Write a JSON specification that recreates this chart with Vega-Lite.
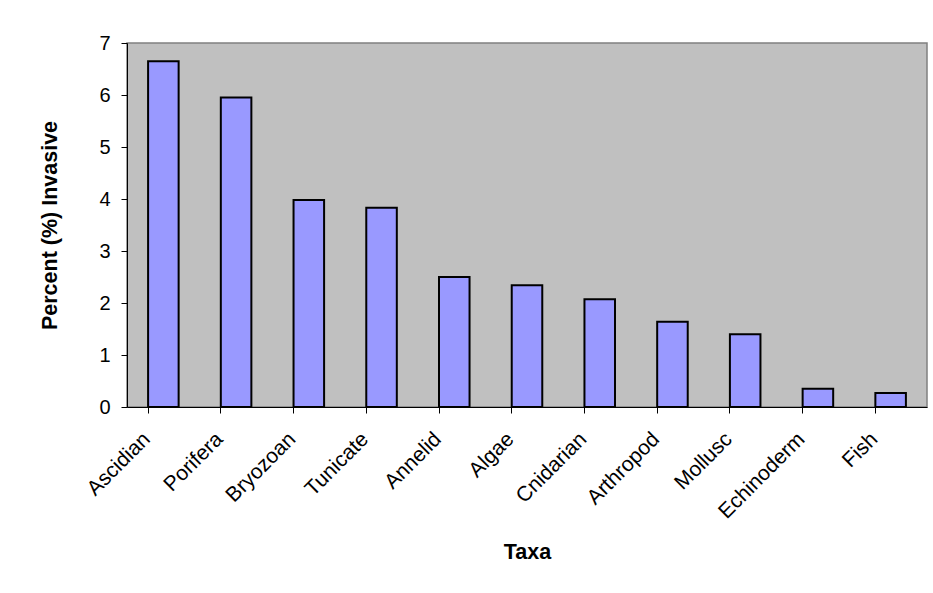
{
  "$schema": "https://vega.github.io/schema/vega-lite/v6.json",
  "autosize": {"type": "none"},
  "width": 800,
  "height": 364,
  "padding": {"left": 127, "top": 43, "right": 6, "bottom": 186},
  "background": "white",
  "data": {
    "values": [
      {"taxon": "Ascidian", "percent": 6.65},
      {"taxon": "Porifera", "percent": 5.95},
      {"taxon": "Bryozoan", "percent": 3.98},
      {"taxon": "Tunicate", "percent": 3.83},
      {"taxon": "Annelid", "percent": 2.5},
      {"taxon": "Algae", "percent": 2.34},
      {"taxon": "Cnidarian", "percent": 2.07},
      {"taxon": "Arthropod", "percent": 1.64},
      {"taxon": "Mollusc", "percent": 1.4},
      {"taxon": "Echinoderm", "percent": 0.35},
      {"taxon": "Fish", "percent": 0.27}
    ]
  },
  "mark": {"type": "bar", "fill": "#9999FF", "stroke": "#000000", "strokeWidth": 2},
  "encoding": {
    "x": {
      "field": "taxon",
      "type": "nominal",
      "sort": null,
      "title": "Taxa",
      "scale": {"paddingInner": 0.58, "paddingOuter": 0.29},
      "axis": {
        "labelAngle": -45,
        "labelAlign": "right",
        "labelBaseline": "top",
        "labelPadding": 15,
        "labelOffset": -24,
        "labelFont": "Liberation Sans",
        "labelFontSize": 21,
        "labelColor": "#000000",
        "labelOverlap": false,
        "bandPosition": 0,
        "tickColor": "#000000",
        "tickSize": 6,
        "domainColor": "#000000",
        "titleFont": "Liberation Sans",
        "titleFontSize": 21.5,
        "titleFontWeight": "bold",
        "titleColor": "#000000",
        "titleY": 145,
        "titleBaseline": "middle"
      }
    },
    "y": {
      "field": "percent",
      "type": "quantitative",
      "title": "Percent (%) Invasive",
      "scale": {"domain": [0, 7], "nice": false},
      "axis": {
        "values": [0, 1, 2, 3, 4, 5, 6, 7],
        "grid": false,
        "labelFont": "Liberation Sans",
        "labelFontSize": 20,
        "labelColor": "#000000",
        "labelPadding": 11,
        "tickColor": "#000000",
        "tickSize": 6,
        "domainColor": "#000000",
        "titleFont": "Liberation Sans",
        "titleFontSize": 21.5,
        "titleFontWeight": "bold",
        "titleColor": "#000000",
        "titleX": -77,
        "titleBaseline": "middle"
      }
    }
  },
  "config": {
    "view": {"fill": "#C0C0C0", "stroke": "#808080", "strokeWidth": 1.5}
  }
}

---+---

Task details: Leave out the pictures and reproduce the rest of the listing exactly.

Expected answer:
Write a JSON specification that recreates this chart with Vega-Lite.
{
  "$schema": "https://vega.github.io/schema/vega-lite/v6.json",
  "autosize": {"type": "none"},
  "width": 800,
  "height": 364,
  "padding": {"left": 127, "top": 43, "right": 6, "bottom": 186},
  "background": "white",
  "data": {
    "values": [
      {"taxon": "Ascidian", "percent": 6.65},
      {"taxon": "Porifera", "percent": 5.95},
      {"taxon": "Bryozoan", "percent": 3.98},
      {"taxon": "Tunicate", "percent": 3.83},
      {"taxon": "Annelid", "percent": 2.5},
      {"taxon": "Algae", "percent": 2.34},
      {"taxon": "Cnidarian", "percent": 2.07},
      {"taxon": "Arthropod", "percent": 1.64},
      {"taxon": "Mollusc", "percent": 1.4},
      {"taxon": "Echinoderm", "percent": 0.35},
      {"taxon": "Fish", "percent": 0.27}
    ]
  },
  "mark": {"type": "bar", "fill": "#9999FF", "stroke": "#000000", "strokeWidth": 2},
  "encoding": {
    "x": {
      "field": "taxon",
      "type": "nominal",
      "sort": null,
      "title": "Taxa",
      "scale": {"paddingInner": 0.58, "paddingOuter": 0.29},
      "axis": {
        "labelAngle": -45,
        "labelAlign": "right",
        "labelBaseline": "top",
        "labelPadding": 15,
        "labelOffset": -24,
        "labelFont": "Liberation Sans",
        "labelFontSize": 21,
        "labelColor": "#000000",
        "labelOverlap": false,
        "bandPosition": 0,
        "tickColor": "#000000",
        "tickSize": 6,
        "domainColor": "#000000",
        "titleFont": "Liberation Sans",
        "titleFontSize": 21.5,
        "titleFontWeight": "bold",
        "titleColor": "#000000",
        "titleY": 145,
        "titleBaseline": "middle"
      }
    },
    "y": {
      "field": "percent",
      "type": "quantitative",
      "title": "Percent (%) Invasive",
      "scale": {"domain": [0, 7], "nice": false},
      "axis": {
        "values": [0, 1, 2, 3, 4, 5, 6, 7],
        "grid": false,
        "labelFont": "Liberation Sans",
        "labelFontSize": 20,
        "labelColor": "#000000",
        "labelPadding": 11,
        "tickColor": "#000000",
        "tickSize": 6,
        "domainColor": "#000000",
        "titleFont": "Liberation Sans",
        "titleFontSize": 21.5,
        "titleFontWeight": "bold",
        "titleColor": "#000000",
        "titleX": -77,
        "titleBaseline": "middle"
      }
    }
  },
  "config": {
    "view": {"fill": "#C0C0C0", "stroke": "#808080", "strokeWidth": 1.5}
  }
}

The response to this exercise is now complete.